Konversi ke motor listrik, sebagaimana mobil listrik, dianggap lebih menguntungkan secara keuangan bagi negara dan masyarakat, serta pro-lingkungan. Demikian juga pembagian rice cooker  dianggap akan menghemat penggunaan LPG 3 kilogram sehingga mengurangi impor LPG dan meningkatkan  konsumsi listrik domestik.

Namun kebijakan tersebut tidak sejalan dengan realita di lapangan. Faktanya fasilitas penunjang untuk pengisian listrik belum banyak tersedia, sementara penghematan atas pengurangan  penggunaan gas juga tidak signifikan.  Dan yang pasti,   program tersebut  jelas akan menguntungkan pengusaha.

Inilah potret negara kapitalis, yang lebih berpihak kepada pengusaha dan oligarki. Negara justru berperan sebagai perantara antara rakyat dan pengusaha. Bahkan sebagian penguasa ada yang berperan sebagai pelaku usaha itu sendiri. 

Beban rakyat kian hari makin berat. Kesenjangan terjadi begitu nyata. Benarlah bahwa sistem kapitalis menyebabkan yang kaya makin kaya dan yang miskin makin miskin. Rakyat hanya diperas kemanfaatan nya. Kebijakan yang lahir pun kadangkala tidak sesuai dengan kepentingan rakyat. Mirisnya hidup dibawah naungan kapitalis.

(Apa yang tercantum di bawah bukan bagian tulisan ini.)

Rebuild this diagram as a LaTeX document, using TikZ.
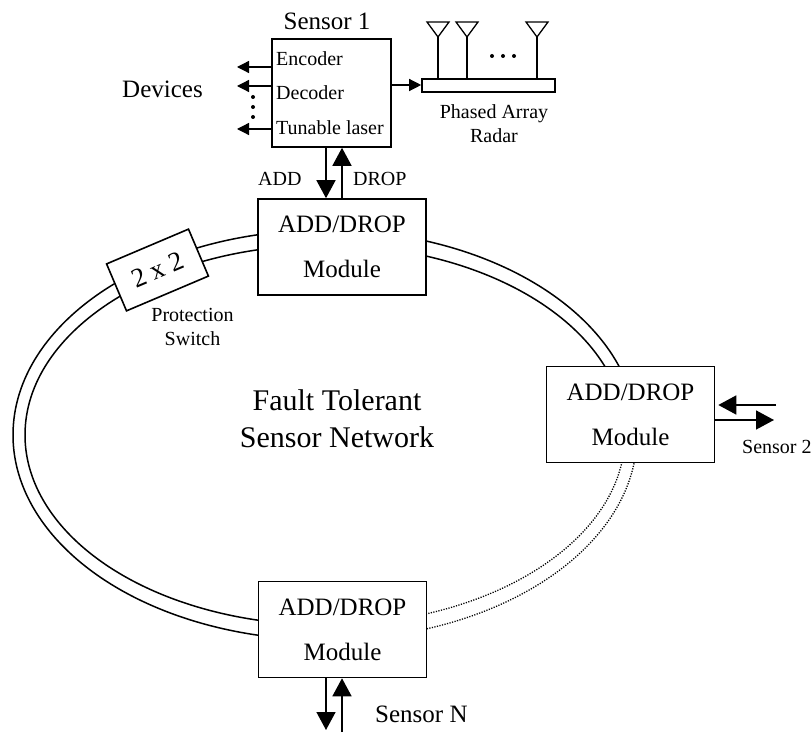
\documentclass[tikz,border=0pt]{standalone}
\usepackage{fontspec}
\setmainfont{Liberation Serif}
\usetikzlibrary{arrows.meta}
\tikzset{
  module/.style    = {shape=rectangle, draw, fill=white, line width=1.6pt, align=center,
                      minimum width=168pt, minimum height=96pt, inner sep=0pt,
                      font=\fontsize{25}{45}\selectfont},
  box/.style       = {shape=rectangle, draw, fill=white, line width=1.6pt, inner sep=0pt},
  biglabel/.style  = {inner sep=0pt, anchor=base west, font=\fontsize{25}{30}\selectfont},
  smalllabel/.style= {inner sep=0pt, anchor=base west, font=\fontsize{20}{24}\selectfont},
  midlabel/.style  = {inner sep=0pt, align=center, font=\fontsize{20}{24}\selectfont},
  fiber/.style     = {line width=1.5pt},
  dotfiber/.style  = {line width=1.3pt, dash pattern=on 1.2pt off 1.4pt},
  bigarrow/.style  = {line width=1.5pt, -{Triangle[length=18pt,width=19pt]}},
  smallarrow/.style= {line width=1.3pt, -{Triangle[length=12pt,width=12pt]}}
}

\begin{document}
\begin{tikzpicture}[x=1pt,y=1pt]
  \useasboundingbox (0,0) rectangle (812,732);
  \coordinate (ring) at (325,297);

  % ring
  \foreach \rx/\ry in {312/205,300/190} {
    \draw[fiber] ([shift={(0:\rx pt and \ry pt)}]ring) arc[start angle=0, end angle=275, x radius=\rx pt, y radius=\ry pt];
    \draw[dotfiber] ([shift={(275:\rx pt and \ry pt)}]ring) arc[start angle=275, end angle=360, x radius=\rx pt, y radius=\ry pt];
  }

  \node [module] (modtop) at (342,485) {ADD/DROP\\Module};
  \node [module] (modright) at (630.5,317.5) {ADD/DROP\\Module};
  \node [module] (modbottom) at (342.5,102.5) {ADD/DROP\\Module};
  \node [box, minimum width=89pt, minimum height=51pt, rotate=23, font=\fontsize{27}{30}\selectfont] (switch) at (157.5,462) {2 x 2};
  \node [midlabel] (switchlabel) at (192.5,405) {Protection\\Switch};
  \node [inner sep=0pt, align=center, font=\fontsize{30}{37}\selectfont] (title) at (337,313) {Fault Tolerant\\Sensor Network};

  % sensor 1
  \node [box, minimum width=119pt, minimum height=108pt] (sensor) at (331.5,639) {};
  \node [biglabel, anchor=base] (sensorlabel) at (327,702) {Sensor 1};
  \node [smalllabel] (encoder) at (276,666) {Encoder};
  \node [smalllabel] (decoder) at (276,632) {Decoder};
  \node [smalllabel] (laser) at (276,597) {Tunable laser};
  \node [biglabel] (devices) at (122,634) {Devices};
  \foreach \n/\y in {a/665,b/646,c/603} {
    \coordinate (dev\n) at (237,\y);
    \draw[smallarrow] (sensor.west |- dev\n) -- (dev\n);
  }
  \foreach \y in {635,625,615}
    \fill (253,\y) circle (2pt);

  % radar
  \node [box, minimum width=133pt, minimum height=13pt] (bar) at (488.5,646.5) {};
  \foreach \x in {438,467,537} {
    \coordinate (ant\x) at (\x,695);
    \draw[line width=1.3pt] (ant\x) -- (ant\x |- bar.north);
    \draw[line width=1.3pt] (ant\x) -- ++(-11,15) -- ++(22,0) -- cycle;
  }
  \foreach \x in {492,503,514}
    \fill (\x,676) circle (2pt);
  \coordinate (radarin) at (400,647);
  \draw[smallarrow] (sensor.east |- radarin) -- (bar.west |- radarin);
  \node [midlabel] (radarlabel) at (494,608) {Phased Array\\Radar};

  % add and drop
  \coordinate (addline) at (326,570);
  \coordinate (dropline) at (342,570);
  \draw[bigarrow] (sensor.south -| addline) -- (modtop.north -| addline);
  \draw[bigarrow] (modtop.north -| dropline) -- (sensor.south -| dropline);
  \node [smalllabel] (addlabel) at (258,546) {ADD};
  \node [smalllabel] (droplabel) at (353,546) {DROP};

  % sensor 2
  \coordinate (intwo) at (776,327);
  \coordinate (outtwo) at (774,312);
  \draw[bigarrow, shorten >=3pt] (intwo) -- (modright.east |- intwo);
  \draw[bigarrow] (modright.east |- outtwo) -- (outtwo);
  \node [smalllabel] (sensortwo) at (742,278) {Sensor 2};

  % sensor N
  \coordinate (downn) at (326,2);
  \coordinate (upn) at (342,0);
  \draw[bigarrow] (modbottom.south -| downn) -- (downn);
  \draw[bigarrow] (upn) -- (modbottom.south -| upn);
  \node [biglabel] (sensorn) at (375,10) {Sensor N};
\end{tikzpicture}
\end{document}
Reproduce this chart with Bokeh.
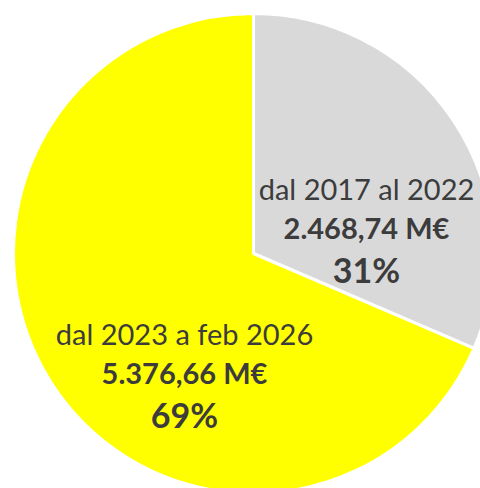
import math
from bokeh.plotting import figure
from bokeh.models import Range1d, ColumnDataSource
from bokeh.core.properties import value
from bokeh.embed import file_html
from bokeh.resources import INLINE

# ---- data ----
periods = ["dal 2017 al 2022", "dal 2023 a feb 2026"]
amounts = [2468.74, 5376.66]            # M€
amount_labels = ["2.468,74 M€", "5.376,66 M€"]
colors = ["#D9D9D9", "#FFFF00"]

# ---- layout constants ----
W, H = 480, 488
cx, cy, R = 253, 235, 240               # pie centre / radius (data units = px)
label_xy = [(366, 300), (184, 155)]     # anchor of first label line per slice
line_gap = [39, 81]
font = "Lato"
txt_color = "#3C3C3C"

total = sum(amounts)
fracs = [a / total for a in amounts]
pcts = [f"{round(f * 100)}%" for f in fracs]

starts, ends = [], []
ang = math.pi / 2
for f in fracs:
    starts.append(ang)
    ang -= f * 2 * math.pi
    ends.append(ang)

src = ColumnDataSource(dict(x=[cx] * len(amounts), y=[cy] * len(amounts),
                            start=starts, end=ends, color=colors))

p = figure(width=W, height=H, x_range=Range1d(0, W), y_range=Range1d(0, H),
           output_backend="svg", toolbar_location=None, min_border=0)
p.axis.visible = False
p.grid.visible = False
p.outline_line_color = None
p.background_fill_color = "white"

p.wedge(x="x", y="y", radius=R, start_angle="start", end_angle="end",
        direction="clock", fill_color="color", line_color="white",
        line_width=3, source=src)

for i in range(len(amounts)):
    lx, ly = label_xy[i]
    p.text(x=[lx], y=[ly], text=[periods[i]], text_font=value(font),
           text_font_size="29px", text_color=txt_color, text_align="center",
           text_baseline="alphabetic")
    p.text(x=[lx], y=[ly - line_gap[0]], text=[amount_labels[i]], text_font=value(font),
           text_font_size="29px", text_font_style="bold", text_color=txt_color,
           text_align="center", text_baseline="alphabetic")
    p.text(x=[lx], y=[ly - line_gap[1]], text=[pcts[i]], text_font=value(font),
           text_font_size="34px", text_font_style="bold", text_color=txt_color,
           text_align="center", text_baseline="alphabetic")

open("out.html", "w").write(file_html(p, INLINE))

Berbeda dengan sistem Islam atau Khilafah yang justru berusaha memenuhi kebutuhan rakyat dan mensejahterakannya. Khilafah akan memberikan fasilitas untuk mempermudah urusan rakyat karena sistem yang diterapkan berdasarkan wahyu. Dimana

pemimpinan adalah pelayan bagi rakyatnya. Sebagaimana hadits riwayat Muslim yang berbunyi :

Diriwayatkan Abdullah bin Maslamah dari Malik dari Abdullah bin Dinar dari Abdullah bin umar r.a berkata : Saya telah mendengar rasulullah saw bersabda : setiap orang adalah pemimpin dan akan di minta pertanggung jawaban atas kepemimpinannnya. Seorang kepala negara akan diminta pertanggung jawaban  perihal rakyat yang dipimpinnya. Seorang suami akan di tanya perihal keluarga yang dipimpinnya. Seorang istri yang memelihara rumah tangga suaminya akan ditanya perihal tanggung jawab dan tugasnya. Bahkan seorang pembantu/pekerja rumah tangga yang bertugas memelihara barang milik majikannya juga akan ditanya dari hal yang dipimpinnya. Dan kamu sekalian pemimpin dan akan ditanya (diminta pertanggungan jawab) dari hal-hal yang dipimpinnya.

Dalam pandangan Islam betapa  beratnya amanah sebagai seorang pemimpin. Sehingga dalam memilih Pemimpin ada kriteria yang sudah ditentukan dalam syariat, tidak hanya sekedar balig dan memiliki kekuasaan, tapi harus mampu. Mampu disini artinya harus mumpuni dalam menjalankan sebagai kepala negara yang hanya takut kepada Allah, sehingga tolak ukur kebijakan yang diambil adalah halal haram, bukan asas manfaat. Maka ketika Islam yang menjadi landasan hukum bagi negara dan pemimpinnya benar akan lahirlah kesejahteraan.

Tidakkah kita menginginkan kesejahteraan yang hakiki hidup dibawah hukum Islam? Dan itu semua bisa terwujud jika kita semua menginginkannya, dan sama sama memperjuangkan dengan mendakwahkan di tengah tengah umat.